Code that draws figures
• • •

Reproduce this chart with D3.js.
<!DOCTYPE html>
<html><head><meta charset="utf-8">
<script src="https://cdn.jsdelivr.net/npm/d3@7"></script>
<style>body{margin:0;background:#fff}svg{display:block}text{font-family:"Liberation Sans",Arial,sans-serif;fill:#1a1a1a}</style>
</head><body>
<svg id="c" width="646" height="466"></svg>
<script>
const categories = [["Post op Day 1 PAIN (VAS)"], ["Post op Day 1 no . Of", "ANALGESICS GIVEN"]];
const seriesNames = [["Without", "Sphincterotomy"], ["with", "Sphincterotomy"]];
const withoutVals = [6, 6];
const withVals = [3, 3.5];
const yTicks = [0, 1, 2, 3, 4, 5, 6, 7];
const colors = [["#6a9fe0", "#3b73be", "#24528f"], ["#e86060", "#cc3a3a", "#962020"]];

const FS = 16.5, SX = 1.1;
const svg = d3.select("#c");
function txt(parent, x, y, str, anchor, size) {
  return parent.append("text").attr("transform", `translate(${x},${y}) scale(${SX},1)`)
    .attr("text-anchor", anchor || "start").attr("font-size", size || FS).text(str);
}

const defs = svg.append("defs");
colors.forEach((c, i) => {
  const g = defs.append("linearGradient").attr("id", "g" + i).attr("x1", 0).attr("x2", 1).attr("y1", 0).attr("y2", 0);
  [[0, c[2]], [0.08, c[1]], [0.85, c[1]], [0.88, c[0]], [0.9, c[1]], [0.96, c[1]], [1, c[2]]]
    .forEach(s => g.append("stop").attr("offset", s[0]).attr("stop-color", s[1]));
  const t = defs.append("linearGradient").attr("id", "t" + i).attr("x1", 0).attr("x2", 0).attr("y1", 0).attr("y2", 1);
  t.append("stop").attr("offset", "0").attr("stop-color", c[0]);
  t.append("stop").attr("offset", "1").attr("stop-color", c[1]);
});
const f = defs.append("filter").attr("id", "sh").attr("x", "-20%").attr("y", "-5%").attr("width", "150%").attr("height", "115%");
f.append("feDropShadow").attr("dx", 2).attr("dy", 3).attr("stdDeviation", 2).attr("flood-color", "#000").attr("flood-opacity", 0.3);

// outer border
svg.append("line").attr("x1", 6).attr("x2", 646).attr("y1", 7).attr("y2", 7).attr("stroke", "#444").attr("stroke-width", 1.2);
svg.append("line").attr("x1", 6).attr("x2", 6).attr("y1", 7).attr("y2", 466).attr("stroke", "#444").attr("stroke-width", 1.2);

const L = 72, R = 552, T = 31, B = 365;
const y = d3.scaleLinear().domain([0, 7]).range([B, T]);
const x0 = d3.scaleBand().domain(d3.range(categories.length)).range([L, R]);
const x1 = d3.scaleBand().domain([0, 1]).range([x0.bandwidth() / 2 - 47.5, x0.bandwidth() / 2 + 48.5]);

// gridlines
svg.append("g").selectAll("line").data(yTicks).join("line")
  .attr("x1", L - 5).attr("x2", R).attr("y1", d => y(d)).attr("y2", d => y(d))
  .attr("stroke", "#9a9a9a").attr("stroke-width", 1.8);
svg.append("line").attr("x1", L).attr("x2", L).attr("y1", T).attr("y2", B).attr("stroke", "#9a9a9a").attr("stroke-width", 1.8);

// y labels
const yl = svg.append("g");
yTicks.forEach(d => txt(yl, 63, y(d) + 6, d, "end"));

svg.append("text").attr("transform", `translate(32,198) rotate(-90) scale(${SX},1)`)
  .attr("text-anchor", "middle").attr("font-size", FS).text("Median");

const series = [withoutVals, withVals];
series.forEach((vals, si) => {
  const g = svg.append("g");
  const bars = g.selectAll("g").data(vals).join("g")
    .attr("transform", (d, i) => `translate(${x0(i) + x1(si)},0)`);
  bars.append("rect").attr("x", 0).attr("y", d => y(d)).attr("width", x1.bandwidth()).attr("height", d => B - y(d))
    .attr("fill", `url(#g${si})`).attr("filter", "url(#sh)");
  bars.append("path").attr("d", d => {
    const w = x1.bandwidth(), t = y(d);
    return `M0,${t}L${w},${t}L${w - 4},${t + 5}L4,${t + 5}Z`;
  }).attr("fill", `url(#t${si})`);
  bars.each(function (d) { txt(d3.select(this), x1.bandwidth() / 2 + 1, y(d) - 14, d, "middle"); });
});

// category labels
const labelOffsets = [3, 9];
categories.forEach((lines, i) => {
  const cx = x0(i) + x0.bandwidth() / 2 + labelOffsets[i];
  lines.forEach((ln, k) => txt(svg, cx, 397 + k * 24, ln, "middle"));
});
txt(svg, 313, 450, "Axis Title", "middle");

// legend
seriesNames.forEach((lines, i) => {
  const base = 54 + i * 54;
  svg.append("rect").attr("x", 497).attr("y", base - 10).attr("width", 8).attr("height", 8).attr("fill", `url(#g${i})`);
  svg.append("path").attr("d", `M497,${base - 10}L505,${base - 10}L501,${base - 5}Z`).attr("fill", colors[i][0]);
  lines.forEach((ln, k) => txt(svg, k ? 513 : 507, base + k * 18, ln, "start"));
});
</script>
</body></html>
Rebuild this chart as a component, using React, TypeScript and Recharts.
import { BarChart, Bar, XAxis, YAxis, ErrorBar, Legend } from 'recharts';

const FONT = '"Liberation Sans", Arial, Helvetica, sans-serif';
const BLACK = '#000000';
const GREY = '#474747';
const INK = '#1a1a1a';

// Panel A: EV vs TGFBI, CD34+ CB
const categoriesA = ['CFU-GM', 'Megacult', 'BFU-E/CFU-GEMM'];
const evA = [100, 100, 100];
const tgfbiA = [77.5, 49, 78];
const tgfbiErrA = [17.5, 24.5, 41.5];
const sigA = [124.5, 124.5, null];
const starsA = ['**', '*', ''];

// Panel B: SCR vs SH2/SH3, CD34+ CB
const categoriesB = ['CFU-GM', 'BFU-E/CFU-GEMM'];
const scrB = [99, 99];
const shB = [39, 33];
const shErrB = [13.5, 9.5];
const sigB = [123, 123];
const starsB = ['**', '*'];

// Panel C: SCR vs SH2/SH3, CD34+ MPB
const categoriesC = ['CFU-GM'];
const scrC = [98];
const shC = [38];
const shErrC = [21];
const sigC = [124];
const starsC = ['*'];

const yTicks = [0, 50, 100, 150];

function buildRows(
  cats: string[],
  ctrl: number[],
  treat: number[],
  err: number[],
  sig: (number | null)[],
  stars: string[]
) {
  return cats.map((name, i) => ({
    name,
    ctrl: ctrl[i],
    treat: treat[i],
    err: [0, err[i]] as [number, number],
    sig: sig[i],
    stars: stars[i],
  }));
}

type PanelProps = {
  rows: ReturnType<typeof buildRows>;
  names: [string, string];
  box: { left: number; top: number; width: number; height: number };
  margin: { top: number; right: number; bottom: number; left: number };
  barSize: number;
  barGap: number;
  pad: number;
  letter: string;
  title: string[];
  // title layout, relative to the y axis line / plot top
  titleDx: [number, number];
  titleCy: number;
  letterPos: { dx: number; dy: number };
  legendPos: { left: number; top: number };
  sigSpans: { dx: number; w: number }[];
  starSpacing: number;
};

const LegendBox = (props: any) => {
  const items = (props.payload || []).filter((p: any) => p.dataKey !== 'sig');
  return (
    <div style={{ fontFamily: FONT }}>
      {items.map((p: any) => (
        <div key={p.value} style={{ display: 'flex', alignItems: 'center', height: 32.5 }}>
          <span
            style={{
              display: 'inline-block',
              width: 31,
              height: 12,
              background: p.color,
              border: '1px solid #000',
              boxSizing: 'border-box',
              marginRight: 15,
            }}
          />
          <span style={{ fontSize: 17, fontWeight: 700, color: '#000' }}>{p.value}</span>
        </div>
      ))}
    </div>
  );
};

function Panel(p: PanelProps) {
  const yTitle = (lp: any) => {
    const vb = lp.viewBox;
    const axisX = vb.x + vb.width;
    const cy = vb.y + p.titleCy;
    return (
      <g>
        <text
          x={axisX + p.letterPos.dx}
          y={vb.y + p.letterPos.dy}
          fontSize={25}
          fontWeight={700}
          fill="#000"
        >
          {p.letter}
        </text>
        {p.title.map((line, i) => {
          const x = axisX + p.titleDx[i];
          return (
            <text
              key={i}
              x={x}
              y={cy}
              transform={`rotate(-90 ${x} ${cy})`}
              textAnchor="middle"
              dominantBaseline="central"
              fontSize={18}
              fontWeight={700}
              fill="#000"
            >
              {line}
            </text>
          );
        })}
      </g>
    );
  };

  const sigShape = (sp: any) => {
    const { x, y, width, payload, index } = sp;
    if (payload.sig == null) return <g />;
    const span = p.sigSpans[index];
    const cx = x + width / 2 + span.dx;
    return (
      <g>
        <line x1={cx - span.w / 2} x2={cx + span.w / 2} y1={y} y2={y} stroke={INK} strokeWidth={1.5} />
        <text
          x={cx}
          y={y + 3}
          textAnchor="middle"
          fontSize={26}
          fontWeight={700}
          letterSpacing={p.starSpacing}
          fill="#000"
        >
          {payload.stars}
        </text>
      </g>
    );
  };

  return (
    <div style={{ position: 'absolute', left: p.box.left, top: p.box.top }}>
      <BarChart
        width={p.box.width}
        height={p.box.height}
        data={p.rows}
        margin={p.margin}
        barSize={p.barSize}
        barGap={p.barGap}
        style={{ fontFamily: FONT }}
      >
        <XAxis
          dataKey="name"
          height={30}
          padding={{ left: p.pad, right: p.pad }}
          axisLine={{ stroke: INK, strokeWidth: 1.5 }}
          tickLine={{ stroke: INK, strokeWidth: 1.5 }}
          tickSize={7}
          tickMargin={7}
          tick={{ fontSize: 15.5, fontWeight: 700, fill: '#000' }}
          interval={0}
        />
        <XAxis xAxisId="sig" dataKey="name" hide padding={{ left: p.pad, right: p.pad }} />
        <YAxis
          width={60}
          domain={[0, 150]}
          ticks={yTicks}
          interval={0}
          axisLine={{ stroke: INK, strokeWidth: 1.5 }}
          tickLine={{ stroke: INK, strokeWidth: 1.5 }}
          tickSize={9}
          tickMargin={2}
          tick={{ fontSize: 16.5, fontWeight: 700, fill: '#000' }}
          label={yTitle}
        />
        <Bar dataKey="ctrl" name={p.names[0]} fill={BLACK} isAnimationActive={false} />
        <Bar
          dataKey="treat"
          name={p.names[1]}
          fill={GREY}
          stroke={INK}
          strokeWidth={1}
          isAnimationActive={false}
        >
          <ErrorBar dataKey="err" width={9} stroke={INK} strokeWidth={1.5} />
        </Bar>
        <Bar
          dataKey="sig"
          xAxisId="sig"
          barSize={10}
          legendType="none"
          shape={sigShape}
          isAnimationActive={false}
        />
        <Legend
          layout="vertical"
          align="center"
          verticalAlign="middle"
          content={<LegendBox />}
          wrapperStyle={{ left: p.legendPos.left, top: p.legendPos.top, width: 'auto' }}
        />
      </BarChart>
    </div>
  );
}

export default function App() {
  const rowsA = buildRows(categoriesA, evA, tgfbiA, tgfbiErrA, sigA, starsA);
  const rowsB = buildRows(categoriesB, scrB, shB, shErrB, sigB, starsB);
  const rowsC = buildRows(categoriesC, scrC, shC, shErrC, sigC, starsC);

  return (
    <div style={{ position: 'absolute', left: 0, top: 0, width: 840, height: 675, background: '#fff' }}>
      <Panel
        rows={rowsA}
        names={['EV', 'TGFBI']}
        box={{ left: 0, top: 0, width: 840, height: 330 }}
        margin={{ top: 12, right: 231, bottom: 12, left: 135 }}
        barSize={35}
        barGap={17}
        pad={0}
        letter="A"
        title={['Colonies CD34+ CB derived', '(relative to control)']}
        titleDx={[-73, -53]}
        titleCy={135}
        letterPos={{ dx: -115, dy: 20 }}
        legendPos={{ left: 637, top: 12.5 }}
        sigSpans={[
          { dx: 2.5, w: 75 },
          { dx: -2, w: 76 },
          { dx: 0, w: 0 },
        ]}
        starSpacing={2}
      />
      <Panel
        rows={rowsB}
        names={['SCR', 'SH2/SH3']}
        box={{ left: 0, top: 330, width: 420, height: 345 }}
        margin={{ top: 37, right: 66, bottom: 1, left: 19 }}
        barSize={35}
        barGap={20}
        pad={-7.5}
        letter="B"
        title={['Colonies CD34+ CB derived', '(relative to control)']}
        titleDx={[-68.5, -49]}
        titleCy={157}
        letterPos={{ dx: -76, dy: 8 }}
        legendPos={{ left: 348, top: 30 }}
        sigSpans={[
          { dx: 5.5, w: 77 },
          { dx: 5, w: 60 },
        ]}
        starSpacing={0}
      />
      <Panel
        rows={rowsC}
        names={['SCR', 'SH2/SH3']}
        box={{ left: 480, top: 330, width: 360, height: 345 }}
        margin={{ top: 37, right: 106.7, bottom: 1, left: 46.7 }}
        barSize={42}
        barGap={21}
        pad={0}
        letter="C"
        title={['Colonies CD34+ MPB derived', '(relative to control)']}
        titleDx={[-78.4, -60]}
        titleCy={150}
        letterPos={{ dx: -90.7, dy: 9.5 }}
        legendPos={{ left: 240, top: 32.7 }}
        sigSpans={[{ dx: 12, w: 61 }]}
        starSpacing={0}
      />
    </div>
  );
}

• • •

DO THIS —
Take the lines from the line with "Rebuild this chart" through the line with "const INK = '#1a1a1a';", both ends included, and give them again exactly, with nothing else.

SOLUTION TO THIS TASK —
Rebuild this chart as a component, using React, TypeScript and Recharts.
import { BarChart, Bar, XAxis, YAxis, ErrorBar, Legend } from 'recharts';

const FONT = '"Liberation Sans", Arial, Helvetica, sans-serif';
const BLACK = '#000000';
const GREY = '#474747';
const INK = '#1a1a1a';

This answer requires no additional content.